What started out as a simple experiment with mild ambitions turned into a more interesting line of inquiry in 3 parts. Our experimental results touched on fundamental deep learning theories like the lottery ticket hypothesis and deep double descent.

I initially intended to simply demonstrate that L1 regularization increases the number of parameters going to zero using a small toy dataset and tiny model. While we did observe that effect our results also speak to making good decisions about depth and width for neural network models. The result that dropout is usually more effective than regularization with parameter value penalties will come as no surprise to anyone who uses dropout regularly, but the emphasis that bigger models can actually yield significantly better validation performance might be counter-intuitive, especially from a statistical learning perspective.
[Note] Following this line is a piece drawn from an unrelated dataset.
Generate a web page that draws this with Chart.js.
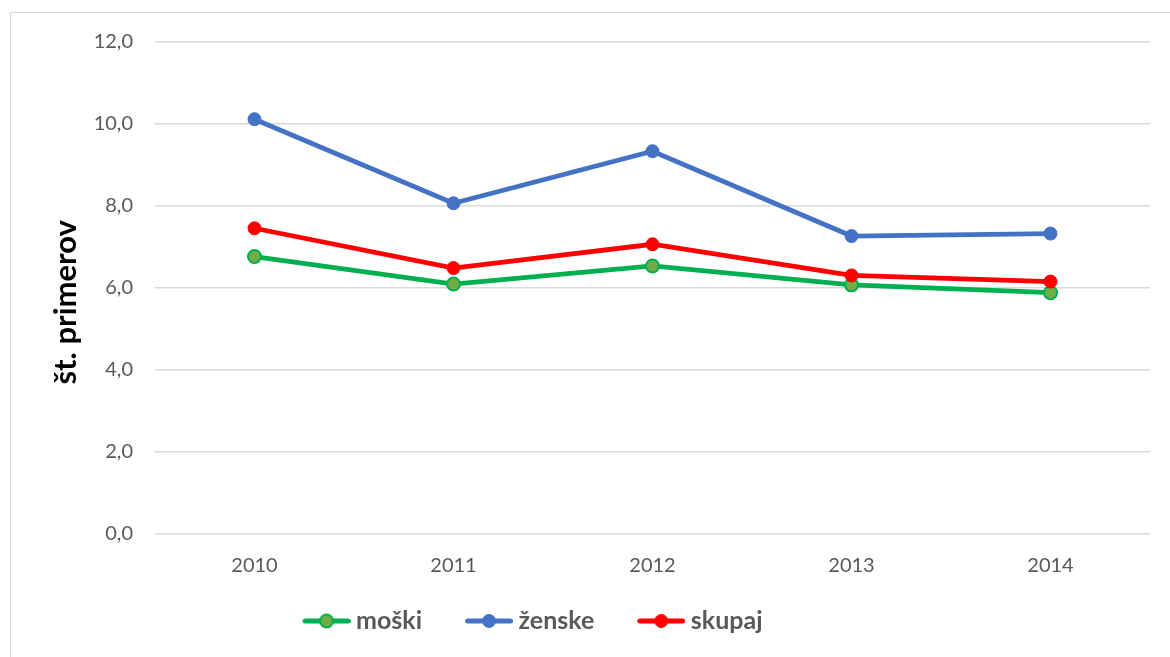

Our results did nothing to contradict the wisdom that L1 regularization is probably a good fit when network sparsity is a goal, e.g. when preparing for pruning.

It may be common, meme-able wisdom in deep learning that difficult models can be improved by making them deeper, but as we saw in experiment 2b, deep models are a liability if they are not wide enough. Although we didn’t validate that width is important due to a sub-network search mechanism, our results certainly don’t contradict the lottery ticket hypothesis. Finally, with the wide variant model in experiment 2b we saw a consistent pattern of performance improvement, followed by a loss of performance before finally improving to new heights of accuracy. This might be useful to keep in mind when training a model that apparently sees performance collapse after initially showing good progress. It could be that increasing training time and/or model/dataset size in a situation like that just might push the model over the second threshold on the deep double descent curve.